> [Prompt]
Please write out the lines of the data exactly, beginning with the first and ending with the line containing "from bokeh.core.properties import value"; leave the pictures behind.

> [Raw data]
— BEGIN —

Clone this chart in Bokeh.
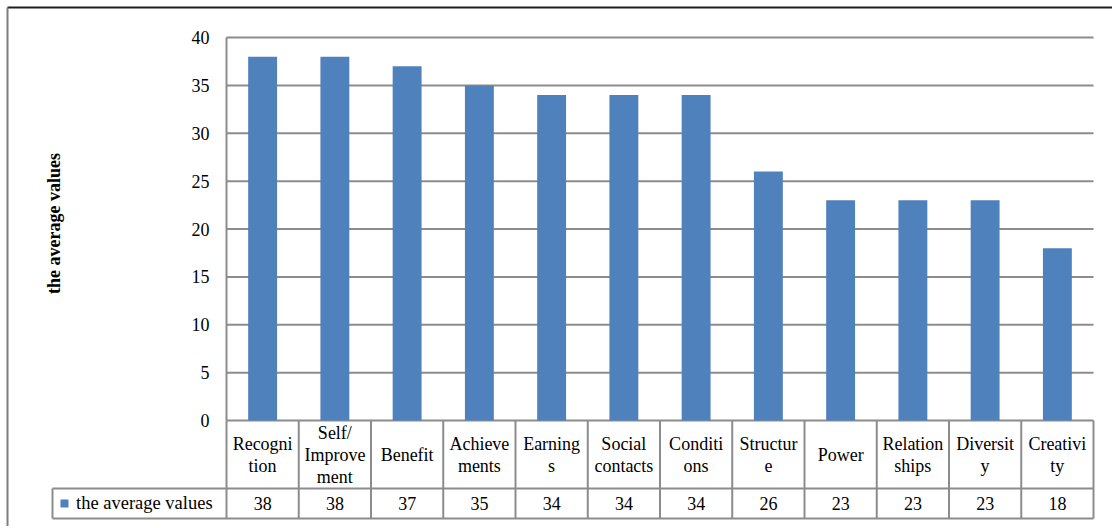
from bokeh.plotting import figure
from bokeh.models import Range1d, FixedTicker, Legend, LegendItem, ColumnDataSource
from bokeh.embed import file_html
from bokeh.resources import INLINE
from bokeh.core.properties import value

# ---- data ----
categories = ["Recognition", "Self/Improvement", "Benefit", "Achievements", "Earnings",
              "Social contacts", "Conditions", "Structure", "Power", "Relationships",
              "Diversity", "Creativity"]
table_labels = ["Recogni\ntion", "Self/\nImprove\nment", "Benefit", "Achieve\nments", "Earning\ns",
                "Social\ncontacts", "Conditi\nons", "Structur\ne", "Power", "Relation\nships",
                "Diversit\ny", "Creativi\nty"]
values = [38, 38, 37, 35, 34, 34, 34, 26, 23, 23, 23, 18]
y_ticks = [0, 5, 10, 15, 20, 25, 30, 35, 40]
series_name = "the average values"

# ---- geometry (page pixels) ----
W, H = 1112, 526
X0_PX, CW = 226.0, 72.25          # left of first category column, column width
Y0_PX, Y40_PX = 420.0, 37.0
PPU = (Y0_PX - Y40_PX) / 40.0


def px_to_x(px):
    return (px - X0_PX) / CW


def px_to_y(px):
    return (Y0_PX - px) / PPU


row1_mid = px_to_y(454)
row2_mid = px_to_y(503)
row_sep = px_to_y(488)
table_bottom = px_to_y(518)
legend_left = px_to_x(52)

GRID = "#8c8c8c"
FONT = "Liberation Serif"
FS = "18px"
n = len(categories)

p = figure(width=W, height=H, title=None,
           x_range=Range1d(px_to_x(0), px_to_x(W)),
           y_range=Range1d(px_to_y(H), px_to_y(0)),
           x_axis_location=None,
           min_border=0, min_border_left=0, min_border_right=0,
           min_border_top=0, min_border_bottom=0,
           output_backend="svg", toolbar_location=None)
p.outline_line_color = None
p.background_fill_color = "white"
p.border_fill_color = "white"
p.xgrid.visible = False
p.ygrid.visible = False

src = ColumnDataSource(dict(x=[i + 0.5 for i in range(n)], cat=categories, val=values,
                            lab=table_labels, vtxt=[str(v) for v in values]))

# outer frame of the chart
p.segment(x0=[px_to_x(7)], y0=[px_to_y(7)], x1=[px_to_x(W)], y1=[px_to_y(7)],
          line_color="#1e1e1e", line_width=2)
p.segment(x0=[px_to_x(7)], y0=[px_to_y(7)], x1=[px_to_x(7)], y1=[px_to_y(H)],
          line_color="#7f7f7f", line_width=2)

# horizontal grid lines at the y ticks
p.segment(x0=[0] * len(y_ticks), y0=y_ticks, x1=[n] * len(y_ticks), y1=y_ticks,
          line_color=GRID, line_width=2)

# y axis (fixed at the left edge of the plot area)
ax = p.yaxis[0]
ax.fixed_location = 0
ax.bounds = (0, 41.15)
ax.ticker = FixedTicker(ticks=y_ticks)
ax.axis_line_color = None
ax.major_tick_line_color = None
ax.minor_tick_line_color = None
ax.major_label_standoff = 11
ax.major_label_text_font = FONT
ax.major_label_text_font_size = FS
ax.major_label_text_color = "black"
ax.axis_label = series_name
ax.axis_label_text_font = FONT
ax.axis_label_text_font_size = FS
ax.axis_label_text_font_style = "bold"
ax.axis_label_text_color = "black"
ax.axis_label_standoff = 125

# bars
bars = p.vbar(x="x", top="val", width=0.4, source=src,
              fill_color="#4f81bd", line_color=None)

# data table lines
bounds = list(range(n + 1))
p.segment(x0=bounds, y0=[0] * (n + 1), x1=bounds, y1=[table_bottom] * (n + 1),
          line_color=GRID, line_width=2)
p.segment(x0=[0, legend_left], y0=[0, row_sep], x1=[0, legend_left], y1=[40, table_bottom],
          line_color=GRID, line_width=2)
p.segment(x0=[legend_left, legend_left], y0=[row_sep, table_bottom], x1=[n, n],
          y1=[row_sep, table_bottom], line_color=GRID, line_width=2)

# data table texts
p.text(x="x", y=row1_mid, text="lab", source=src, text_align="center",
       text_baseline="middle", text_font=value(FONT), text_font_size=FS,
       text_line_height=1.1, text_color="black")
p.text(x="x", y=row2_mid, text="vtxt", source=src, text_align="center",
       text_baseline="middle", text_font=value(FONT), text_font_size=FS,
       text_color="black")

# legend key inside the table's first cell
legend = Legend(items=[LegendItem(label=series_name, renderers=[bars])],
                location=(59, H - 514),
                orientation="vertical",
                padding=4, margin=0, spacing=0,
                glyph_width=10, glyph_height=10, label_standoff=7,
                label_width=140, label_height=22,
                label_text_font=FONT, label_text_font_size="18.5px", label_text_color="black",
                border_line_color=None,
                background_fill_alpha=0.0)
p.add_layout(legend)

open("out.html", "w").write(file_html(p, INLINE))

— END —

> [Result of the exercise]
Clone this chart in Bokeh.
from bokeh.plotting import figure
from bokeh.models import Range1d, FixedTicker, Legend, LegendItem, ColumnDataSource
from bokeh.embed import file_html
from bokeh.resources import INLINE
from bokeh.core.properties import value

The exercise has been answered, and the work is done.